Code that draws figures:
-- Start --

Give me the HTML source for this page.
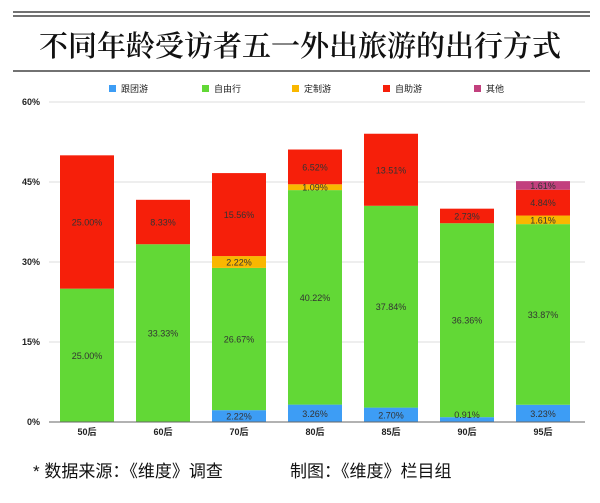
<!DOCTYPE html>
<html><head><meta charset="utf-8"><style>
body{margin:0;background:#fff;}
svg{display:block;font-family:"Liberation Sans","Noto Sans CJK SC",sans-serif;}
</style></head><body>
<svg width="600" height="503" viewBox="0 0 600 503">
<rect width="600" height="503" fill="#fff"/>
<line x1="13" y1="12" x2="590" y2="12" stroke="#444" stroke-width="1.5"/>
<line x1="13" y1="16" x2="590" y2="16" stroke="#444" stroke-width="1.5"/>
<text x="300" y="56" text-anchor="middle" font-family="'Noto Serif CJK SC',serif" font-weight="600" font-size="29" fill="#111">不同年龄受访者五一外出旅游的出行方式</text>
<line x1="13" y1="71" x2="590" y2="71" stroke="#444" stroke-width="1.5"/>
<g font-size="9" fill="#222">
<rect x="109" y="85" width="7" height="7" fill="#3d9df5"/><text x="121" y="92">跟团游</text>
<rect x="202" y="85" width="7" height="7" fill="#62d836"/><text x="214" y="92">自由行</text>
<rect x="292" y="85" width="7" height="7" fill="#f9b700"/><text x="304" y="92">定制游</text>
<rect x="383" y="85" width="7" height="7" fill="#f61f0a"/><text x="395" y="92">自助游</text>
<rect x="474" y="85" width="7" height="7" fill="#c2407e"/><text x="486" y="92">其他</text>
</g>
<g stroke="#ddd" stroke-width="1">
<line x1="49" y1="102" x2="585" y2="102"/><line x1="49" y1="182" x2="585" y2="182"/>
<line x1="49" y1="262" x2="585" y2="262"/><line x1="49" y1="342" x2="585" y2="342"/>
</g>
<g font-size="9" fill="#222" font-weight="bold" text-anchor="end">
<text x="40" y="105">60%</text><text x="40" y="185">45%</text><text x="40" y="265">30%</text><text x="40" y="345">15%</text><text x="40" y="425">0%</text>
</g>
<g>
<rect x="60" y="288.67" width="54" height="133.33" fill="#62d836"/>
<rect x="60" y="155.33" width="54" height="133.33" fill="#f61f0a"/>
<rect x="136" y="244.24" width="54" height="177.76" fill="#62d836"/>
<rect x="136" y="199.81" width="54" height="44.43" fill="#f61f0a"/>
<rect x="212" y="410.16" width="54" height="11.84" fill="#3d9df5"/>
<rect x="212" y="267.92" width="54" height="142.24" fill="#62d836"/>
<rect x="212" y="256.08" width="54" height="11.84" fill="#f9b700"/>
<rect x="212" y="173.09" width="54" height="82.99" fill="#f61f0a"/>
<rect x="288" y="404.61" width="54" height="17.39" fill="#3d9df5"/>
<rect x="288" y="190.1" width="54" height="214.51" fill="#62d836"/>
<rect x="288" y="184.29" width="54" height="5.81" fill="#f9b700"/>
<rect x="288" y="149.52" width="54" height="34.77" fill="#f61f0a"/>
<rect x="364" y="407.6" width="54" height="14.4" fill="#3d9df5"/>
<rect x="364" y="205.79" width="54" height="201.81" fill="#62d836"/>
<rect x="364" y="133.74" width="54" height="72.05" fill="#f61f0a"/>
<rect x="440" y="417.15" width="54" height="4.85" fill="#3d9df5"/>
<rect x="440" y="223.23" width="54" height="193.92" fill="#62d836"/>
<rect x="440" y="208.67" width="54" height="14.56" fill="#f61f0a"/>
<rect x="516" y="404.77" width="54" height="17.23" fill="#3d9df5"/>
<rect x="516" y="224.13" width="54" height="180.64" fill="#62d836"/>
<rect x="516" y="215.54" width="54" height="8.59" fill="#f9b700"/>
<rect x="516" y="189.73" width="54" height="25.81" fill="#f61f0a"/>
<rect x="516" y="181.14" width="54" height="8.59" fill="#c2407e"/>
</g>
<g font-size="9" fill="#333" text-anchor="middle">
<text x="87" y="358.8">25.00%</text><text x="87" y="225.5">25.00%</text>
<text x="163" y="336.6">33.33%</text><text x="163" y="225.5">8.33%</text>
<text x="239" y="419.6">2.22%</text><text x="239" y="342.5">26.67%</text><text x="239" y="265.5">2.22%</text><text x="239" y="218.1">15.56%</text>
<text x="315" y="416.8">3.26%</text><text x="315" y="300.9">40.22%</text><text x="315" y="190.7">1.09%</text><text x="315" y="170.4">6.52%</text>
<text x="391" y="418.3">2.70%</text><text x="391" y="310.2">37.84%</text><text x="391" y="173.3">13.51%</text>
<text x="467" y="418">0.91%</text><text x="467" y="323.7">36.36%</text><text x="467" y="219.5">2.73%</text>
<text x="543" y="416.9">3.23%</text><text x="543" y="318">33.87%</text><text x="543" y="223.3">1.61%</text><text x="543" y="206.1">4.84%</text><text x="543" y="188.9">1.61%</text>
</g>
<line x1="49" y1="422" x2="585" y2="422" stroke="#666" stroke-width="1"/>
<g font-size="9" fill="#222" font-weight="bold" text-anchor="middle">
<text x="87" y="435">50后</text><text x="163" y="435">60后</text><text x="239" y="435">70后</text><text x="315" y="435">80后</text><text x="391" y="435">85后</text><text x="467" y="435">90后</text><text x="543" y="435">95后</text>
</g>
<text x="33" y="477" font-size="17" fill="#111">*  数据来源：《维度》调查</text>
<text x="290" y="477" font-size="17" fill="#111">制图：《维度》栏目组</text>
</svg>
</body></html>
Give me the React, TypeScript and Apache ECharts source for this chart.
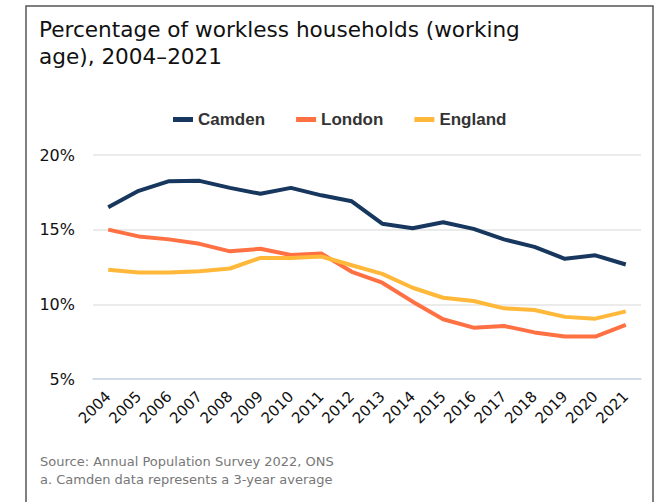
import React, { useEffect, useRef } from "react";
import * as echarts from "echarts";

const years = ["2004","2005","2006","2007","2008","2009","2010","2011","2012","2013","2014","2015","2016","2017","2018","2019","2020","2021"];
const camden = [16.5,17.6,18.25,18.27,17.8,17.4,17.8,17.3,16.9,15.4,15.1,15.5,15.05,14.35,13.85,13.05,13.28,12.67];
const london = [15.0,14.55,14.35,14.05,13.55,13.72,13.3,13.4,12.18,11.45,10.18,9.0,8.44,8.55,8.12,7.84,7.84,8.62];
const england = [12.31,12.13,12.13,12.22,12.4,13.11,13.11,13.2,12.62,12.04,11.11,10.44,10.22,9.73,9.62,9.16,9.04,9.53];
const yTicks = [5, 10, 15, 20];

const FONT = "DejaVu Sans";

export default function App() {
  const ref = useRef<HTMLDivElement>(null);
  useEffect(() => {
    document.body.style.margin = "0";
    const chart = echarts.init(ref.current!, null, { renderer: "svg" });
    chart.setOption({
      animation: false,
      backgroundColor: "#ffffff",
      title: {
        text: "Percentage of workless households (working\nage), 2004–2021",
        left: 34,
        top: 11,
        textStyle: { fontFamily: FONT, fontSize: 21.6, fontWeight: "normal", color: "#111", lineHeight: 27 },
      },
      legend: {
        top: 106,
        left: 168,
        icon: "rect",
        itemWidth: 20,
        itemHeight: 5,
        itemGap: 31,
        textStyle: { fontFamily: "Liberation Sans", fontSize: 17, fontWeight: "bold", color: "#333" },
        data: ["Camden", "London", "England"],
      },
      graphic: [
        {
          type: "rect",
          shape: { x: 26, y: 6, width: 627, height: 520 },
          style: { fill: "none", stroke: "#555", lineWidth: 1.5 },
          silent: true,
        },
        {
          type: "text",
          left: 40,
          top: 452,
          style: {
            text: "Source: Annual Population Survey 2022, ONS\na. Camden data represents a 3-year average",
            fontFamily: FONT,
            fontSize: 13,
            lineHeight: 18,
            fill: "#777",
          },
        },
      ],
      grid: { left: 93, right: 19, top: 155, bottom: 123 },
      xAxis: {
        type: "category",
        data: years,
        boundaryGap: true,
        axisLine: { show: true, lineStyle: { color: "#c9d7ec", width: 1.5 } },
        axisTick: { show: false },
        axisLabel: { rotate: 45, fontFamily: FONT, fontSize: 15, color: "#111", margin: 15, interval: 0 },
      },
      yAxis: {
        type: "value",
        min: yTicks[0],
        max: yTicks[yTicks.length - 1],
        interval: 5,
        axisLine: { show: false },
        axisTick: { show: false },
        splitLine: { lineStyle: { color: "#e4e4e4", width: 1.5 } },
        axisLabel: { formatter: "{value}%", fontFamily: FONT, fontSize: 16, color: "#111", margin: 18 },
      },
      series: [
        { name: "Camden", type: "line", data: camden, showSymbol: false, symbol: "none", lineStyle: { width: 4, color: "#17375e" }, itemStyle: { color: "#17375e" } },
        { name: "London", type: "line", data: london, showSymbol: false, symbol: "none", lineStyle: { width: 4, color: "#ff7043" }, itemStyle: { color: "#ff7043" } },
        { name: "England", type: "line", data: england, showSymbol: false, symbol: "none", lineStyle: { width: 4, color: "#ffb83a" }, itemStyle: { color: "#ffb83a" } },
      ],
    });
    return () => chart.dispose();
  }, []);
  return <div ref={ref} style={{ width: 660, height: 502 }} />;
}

-- End --

§ **WRITTEN TASK**: Pictures in the material above should be skipped; print exactly the lines from the one with "Give me the React, TypeScript" through the one with "import * as".

§ **SOLUTION TO THIS TASK**:
Give me the React, TypeScript and Apache ECharts source for this chart.
import React, { useEffect, useRef } from "react";
import * as echarts from "echarts";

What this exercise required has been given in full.